La ratio posta a base dell’accordo del 2005, come prospettata dalla stessa società ricorrente è, all’evidenza, del tutto estranea all’accordo del 2000 ed è funzionale all’esigenza di far fronte ad una situazione venutasi a creare dopo l’accordo del 2000.
Tutte le ulteriori questioni di cui alla memoria difensiva non sono esaminabili perché riguardano accertamento di fatti che sono sottratti come tali al sindacato di questa Corte e riguardano profili, comunque, non censurati con il ricorso.
Con la terza critica la società, allegando violazione del CCNL 23 luglio 1976, dell’accordo collettivo 12 luglio del 1985 e dell’art. 2126, secondo comma, cc, assume che stante la nullità, ex sentenza n. 12661 del 2004 di questa Corte, della contrattazione aziendale (accordo 18 luglio 1983) – la quale aveva previsto una riduzione dell’orario di lavoro da 39 ore settimanali a 37 ore – erroneamente la Corte del merito, ha ritenuto, facendo applicazione dell’art. 2126 cc, e l’irripetibilità, di quanto corrisposto al G. per lavoro straordinario per le ore lavorate tra la 37^ e la 39^, e l’infondatezza della declaratoria dell’obbligo di prestare per il futuro attività lavorativa per 39 ore.
La critica è infondata.
Non è condivisibile, innanzitutto, che l’art. 2126 cc è riferibile alla sola retribuzione ordinaria e non anche quella corrisposta per lavoro straordinario.
La norma in parola, infatti, mira a salvaguardare tutti gli effetti economici della prestazione lavorativa già eseguita e non solo, quindi, quella afferente il lavoro prestato durante l’orario ordinario.

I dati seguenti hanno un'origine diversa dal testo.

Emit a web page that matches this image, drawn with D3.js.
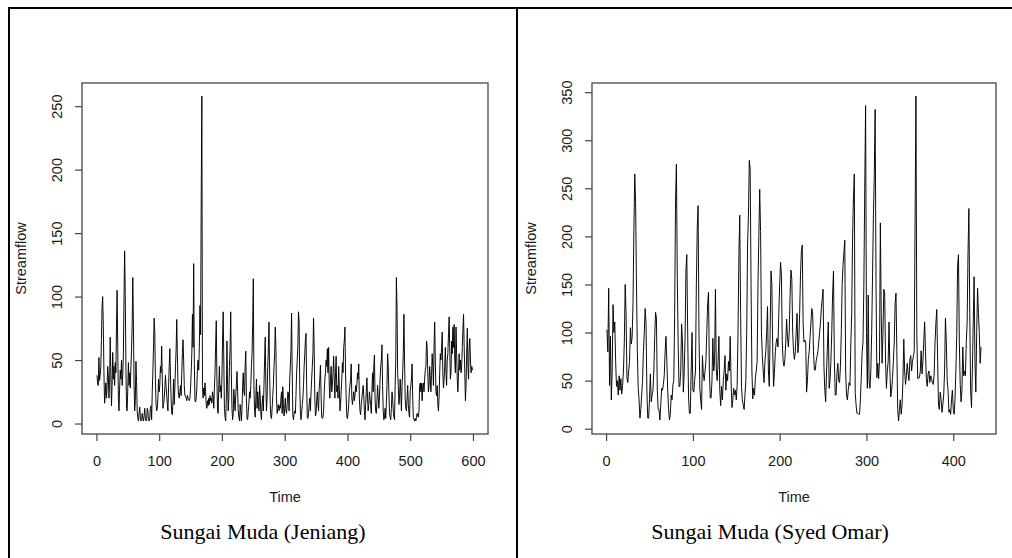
<!DOCTYPE html>
<html>
<head>
<meta charset="utf-8">
<script src="https://cdnjs.cloudflare.com/ajax/libs/d3/7.8.5/d3.min.js"></script>
<style>
    body { margin: 0; background: #ffffff; }
    svg { display: block; }
</style>
</head>
<body>
<script>

// Monthly streamflow, Sungai Muda at Jeniang (600 months)
var jeniangFlow = [
    38, 31, 30, 52, 34, 38, 45, 66, 92, 100, 77, 40,
    16, 22, 32, 20, 28, 45, 38, 20, 30, 68, 40, 14,
    30, 56, 35, 45, 30, 48, 40, 77, 105, 60, 20, 10,
    28, 42, 35, 50, 30, 38, 55, 100, 136, 101, 45, 12,
    10, 28, 48, 30, 40, 28, 45, 58, 78, 115, 77, 30,
    10, 18, 49, 33, 10, 4, 2, 8, 13, 5, 2, 3,
    8, 4, 2, 6, 12, 4, 2, 3, 12, 10, 3, 2,
    4, 12, 14, 3, 25, 42, 60, 83, 72, 35, 15, 10,
    12, 20, 35, 25, 30, 45, 40, 61, 35, 12, 15, 20,
    28, 38, 30, 22, 15, 10, 30, 45, 59, 38, 20, 8,
    7, 18, 35, 15, 28, 45, 58, 82, 55, 30, 22, 20,
    25, 30, 22, 40, 55, 66, 50, 30, 22, 22, 20, 18,
    22, 20, 19, 18, 20, 28, 40, 55, 86, 60, 126, 48,
    18, 17, 20, 28, 45, 50, 42, 60, 93, 70, 178, 258,
    30, 20, 28, 22, 32, 25, 15, 12, 18, 14, 20, 15,
    22, 18, 20, 16, 25, 22, 12, 28, 40, 62, 81, 35,
    10, 8, 30, 45, 25, 30, 20, 35, 65, 88, 50, 12,
    5, 2, 20, 65, 30, 10, 20, 45, 60, 88, 40, 12,
    3, 8, 27, 18, 10, 22, 30, 41, 25, 10, 5, 2,
    15, 10, 2, 12, 30, 40, 25, 22, 45, 57, 20, 4,
    3, 10, 16, 25, 20, 30, 45, 55, 79, 114, 30, 10,
    5, 20, 35, 12, 25, 18, 10, 30, 22, 8, 3, 15,
    22, 10, 30, 50, 68, 30, 10, 20, 45, 60, 80, 40,
    15, 5, 4, 12, 22, 30, 45, 55, 76, 60, 20, 8,
    12, 15, 10, 14, 12, 20, 25, 8, 29, 15, 6, 12,
    20, 10, 8, 15, 25, 24, 10, 35, 45, 58, 87, 40,
    6, 3, 8, 10, 8, 22, 40, 50, 62, 88, 80, 30,
    10, 3, 8, 15, 20, 30, 45, 55, 66, 71, 30, 5,
    4, 8, 15, 20, 10, 25, 35, 45, 55, 83, 60, 20,
    6, 8, 18, 25, 15, 10, 28, 35, 46, 22, 5, 4,
    5, 10, 25, 35, 40, 50, 45, 59, 40, 60, 30, 20,
    35, 45, 25, 30, 40, 53, 35, 20, 40, 53, 25, 30,
    20, 45, 30, 10, 15, 25, 35, 48, 40, 60, 65, 76,
    40, 20, 5, 4, 8, 15, 25, 30, 35, 47, 20, 15,
    20, 25, 18, 22, 30, 25, 30, 40, 35, 47, 20, 10,
    7, 15, 20, 25, 30, 22, 10, 3, 15, 25, 36, 20,
    10, 15, 25, 20, 15, 8, 25, 40, 25, 45, 54, 20,
    10, 8, 18, 30, 22, 12, 20, 35, 45, 50, 62, 30,
    10, 3, 5, 12, 4, 15, 30, 55, 45, 25, 8, 5,
    3, 12, 25, 20, 10, 5, 3, 30, 50, 115, 91, 40,
    30, 15, 20, 35, 25, 10, 30, 40, 56, 86, 50, 20,
    12, 10, 20, 30, 15, 8, 5, 25, 30, 35, 47, 20,
    5, 3, 2, 4, 2, 5, 8, 6, 5, 10, 30, 32,
    25, 32, 18, 30, 32, 25, 35, 42, 45, 65, 60, 40,
    25, 30, 45, 35, 25, 38, 55, 45, 30, 60, 80, 50,
    25, 22, 30, 15, 10, 20, 40, 55, 50, 60, 72, 40,
    28, 35, 45, 60, 40, 30, 50, 55, 70, 84, 60, 35,
    40, 65, 55, 76, 60, 78, 50, 40, 76, 55, 35, 25,
    40, 55, 42, 50, 40, 45, 60, 75, 86, 60, 40, 18,
    30, 55, 75, 45, 35, 60, 67, 50, 40, 45, 43, 42
];

// Monthly streamflow, Sungai Muda at Syed Omar (432 months)
var syedOmarFlow = [
    103, 80, 146, 45, 96, 30, 60, 129, 100, 111, 70, 44,
    50, 35, 55, 40, 52, 36, 45, 60, 90, 150, 120, 53,
    48, 60, 70, 105, 88, 95, 130, 205, 265, 235, 150, 80,
    42, 30, 11, 20, 35, 50, 80, 100, 125, 110, 40, 11,
    11, 30, 57, 28, 35, 40, 60, 95, 121, 115, 40, 20,
    20, 9, 25, 42, 40, 46, 55, 80, 96, 70, 40, 20,
    9, 15, 35, 30, 46, 50, 120, 236, 275, 160, 90, 44,
    44, 60, 109, 90, 38, 60, 95, 165, 181, 100, 33, 16,
    16, 60, 100, 40, 38, 50, 60, 150, 208, 232, 100, 42,
    30, 20, 76, 57, 50, 60, 70, 100, 130, 142, 60, 32,
    32, 50, 94, 60, 70, 145, 60, 50, 70, 96, 40, 24,
    44, 30, 50, 60, 76, 40, 57, 50, 70, 60, 96, 50,
    22, 30, 42, 35, 40, 30, 45, 100, 180, 222, 120, 44,
    30, 25, 20, 35, 50, 100, 190, 222, 279, 270, 150, 60,
    31, 42, 35, 53, 60, 70, 150, 200, 249, 205, 100, 76,
    60, 48, 70, 80, 100, 127, 60, 44, 100, 164, 150, 80,
    44, 60, 80, 90, 94, 85, 120, 150, 173, 160, 90, 70,
    65, 72, 90, 114, 95, 85, 100, 140, 165, 155, 100, 80,
    72, 80, 100, 120, 79, 90, 120, 160, 185, 191, 110, 90,
    92, 90, 38, 50, 72, 80, 95, 110, 125, 120, 80, 61,
    61, 70, 75, 80, 90, 100, 110, 125, 135, 145, 65, 40,
    28, 60, 85, 111, 42, 50, 70, 100, 140, 164, 72, 35,
    35, 57, 68, 50, 48, 65, 100, 150, 170, 183, 196, 60,
    35, 30, 40, 48, 45, 90, 120, 200, 240, 265, 38, 25,
    16, 16, 15, 15, 30, 53, 80, 90, 150, 250, 336, 100,
    42, 139, 50, 42, 59, 100, 160, 222, 264, 332, 150, 53,
    68, 52, 70, 214, 120, 68, 100, 145, 140, 68, 42, 60,
    70, 111, 60, 33, 40, 53, 70, 90, 130, 141, 80, 20,
    8, 20, 30, 15, 25, 50, 93, 60, 46, 55, 68, 57,
    50, 72, 76, 60, 70, 75, 80, 216, 346, 100, 52, 53,
    53, 60, 81, 57, 70, 90, 111, 80, 52, 44, 57, 60,
    48, 55, 52, 48, 46, 57, 90, 110, 124, 70, 24, 20,
    38, 30, 17, 25, 35, 60, 115, 90, 50, 40, 17, 20,
    15, 30, 40, 20, 15, 30, 60, 98, 170, 181, 90, 46,
    28, 40, 85, 55, 60, 55, 90, 110, 183, 229, 120, 40,
    22, 60, 110, 158, 70, 38, 100, 146, 120, 100, 68, 85
];

// Tick values for each panel
var jeniangXTicks = [0, 100, 200, 300, 400, 500, 600];
var jeniangYTicks = [0, 50, 100, 150, 200, 250];
var syedOmarXTicks = [0, 100, 200, 300, 400];
var syedOmarYTicks = [0, 50, 100, 150, 200, 250, 300, 350];

// Texts
var panelTitles = ["Sungai Muda (Jeniang)", "Sungai Muda (Syed Omar)"];
var xAxisLabel = "Time";
var yAxisLabel = "Streamflow";


window.onload = function() {

    var svgWidth = 1012;
    var svgHeight = 558;

    const svg = d3.select("body").append("svg")
        .attr("width", svgWidth)
        .attr("height", svgHeight);

    // Frame lines round the two panels
    svg.append("line")
        .attr("x1", 8).attr("x2", svgWidth).attr("y1", 8).attr("y2", 8)
        .attr("stroke", "#000").attr("stroke-width", 2);
    svg.append("line")
        .attr("x1", 9).attr("x2", 9).attr("y1", 8).attr("y2", svgHeight)
        .attr("stroke", "#000").attr("stroke-width", 2);
    svg.append("line")
        .attr("x1", 517).attr("x2", 517).attr("y1", 8).attr("y2", svgHeight)
        .attr("stroke", "#000").attr("stroke-width", 2);

    // Two time series plots
    tsPlot(svg, jeniangFlow, jeniangXTicks, jeniangYTicks,
        {left: 82, right: 488, top: 83, bottom: 434}, panelTitles[0], 263);
    tsPlot(svg, syedOmarFlow, syedOmarXTicks, syedOmarYTicks,
        {left: 592, right: 996, top: 83, bottom: 434}, panelTitles[1], 770);
};


/*
 * Draws one R style time series plot inside the given box
 */

function tsPlot(svg, flow, xTicks, yTicks, box, title, titleX) {

    var sansFont = "'Liberation Sans', Arial, sans-serif";
    var textColor = "#1a1a1a";

    // Time runs from 1 to n, R pads both ranges by 4%
    var n = flow.length;
    var xPad = (n - 1) * 0.04;
    var yMin = d3.min(flow);
    var yMax = d3.max(flow);
    var yPad = (yMax - yMin) * 0.04;

    const xScale = d3.scaleLinear()
        .domain([1 - xPad, n + xPad])
        .range([box.left, box.right]);

    const yScale = d3.scaleLinear()
        .domain([yMin - yPad, yMax + yPad])
        .range([box.bottom, box.top]);

    // Series line
    var line = d3.line()
        .x(function(d, i) { return xScale(i + 1); })
        .y(function(d) { return yScale(d); });

    svg.append("path")
        .datum(flow)
        .attr("fill", "none")
        .attr("stroke", "#000")
        .attr("stroke-width", 0.95)
        .attr("d", line);

    // Box round the plot region
    svg.append("rect")
        .attr("x", box.left)
        .attr("y", box.top)
        .attr("width", box.right - box.left)
        .attr("height", box.bottom - box.top)
        .attr("fill", "none")
        .attr("stroke", "#444")
        .attr("stroke-width", 1.3);

    // x-axis
    var xAxis = svg.append("g")
        .attr("transform", `translate(0, ${box.bottom})`)
        .call(d3.axisBottom(xScale).tickValues(xTicks).tickSize(7).tickPadding(15));
    xAxis.select(".domain").remove();
    xAxis.selectAll(".tick line").attr("stroke", "#444").attr("stroke-width", 1.2);
    xAxis.selectAll(".tick text")
        .attr("fill", textColor)
        .style("font-family", sansFont)
        .style("font-size", "14.5px");

    // y-axis, labels parallel to the axis as R does
    var yAxis = svg.append("g")
        .attr("transform", `translate(${box.left}, 0)`)
        .call(d3.axisLeft(yScale).tickValues(yTicks).tickSize(7));
    yAxis.select(".domain").remove();
    yAxis.selectAll(".tick line").attr("stroke", "#444").attr("stroke-width", 1.2);
    yAxis.selectAll(".tick text")
        .attr("transform", "rotate(-90)")
        .attr("x", 0)
        .attr("y", -25)
        .attr("dy", "0.35em")
        .attr("text-anchor", "middle")
        .attr("fill", textColor)
        .style("font-family", sansFont)
        .style("font-size", "14.5px");

    // Axis labels
    svg.append("text")
        .attr("x", (box.left + box.right) / 2)
        .attr("y", box.bottom + 68)
        .attr("text-anchor", "middle")
        .attr("fill", textColor)
        .style("font-family", sansFont)
        .style("font-size", "14.5px")
        .text(xAxisLabel);

    svg.append("text")
        .attr("transform", `translate(${box.left - 61}, ${(box.top + box.bottom) / 2}) rotate(-90)`)
        .attr("dy", "0.35em")
        .attr("text-anchor", "middle")
        .attr("fill", textColor)
        .style("font-family", sansFont)
        .style("font-size", "14.5px")
        .text(yAxisLabel);

    // Panel caption
    svg.append("text")
        .attr("x", titleX)
        .attr("y", 539)
        .attr("text-anchor", "middle")
        .attr("fill", "#000")
        .style("font-family", "'Liberation Serif', 'Times New Roman', serif")
        .style("font-size", "22px")
        .text(title);
};

</script>
</body>
</html>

In secondo luogo a fronte di una interpretazione della domanda riconvenzionale da parte del giudice del merito – secondo il quale le conclusioni di primo grado non erano riferibili anche alla prestazione futura “essendo funzionale l’accertamento richiesto alla domanda di restituzione” – la società ricorrente, per correttamente investire questa Corte dell’assunta erroneità dell’interpretazione della stessa, avrebbe dovuto dedurre sul punto un difetto di motivazione della sentenza impugnata.
Infatti, per conforme giurisprudenza della Cassazione deve ritenersi che l’interpretazione della domanda e l’apprezzamento della sua ampiezza, oltre che del suo contenuto, costituiscono, anche nel giudizio di appello, ai fini della individuazione del devolutimi, un tipico apprezzamento di fatto riservato al giudice del merito, e, pertanto, insindacabile in sede di legittimità, se non sotto il profilo dell’esistenza, sufficienza e logicità della motivazione (Cfr. Cass. 6 ottobre 2005 n. 19475 e Cass. 6 febbraio 2006 n. 2467, nonché in particolare Cass. 12 ottobre 1998 n.10101 – seguita da Cass. 25 settembre 2002 n.13945 – la quale ha precisato che il sindacato su tale operazione interpretativa, in quanto non riferibile ad un vizio in procedendo, è consentito alla Corte di cassazione nei limiti istituzionali del giudizio di legittimità).
Sulla base delle esposte considerazioni, pertanto, il ricorso va respinto.
Le spese del giudizio di legittimità seguono la soccombenza.
P.Q.M.
La Corte rigetta il ricorso e condanna il ricorrente al pagamento delle spese del giudizio di legittimità liquidate in Euro 40,00 per esborsi ed Euro 4000,00 per compensi oltre accessori di legge.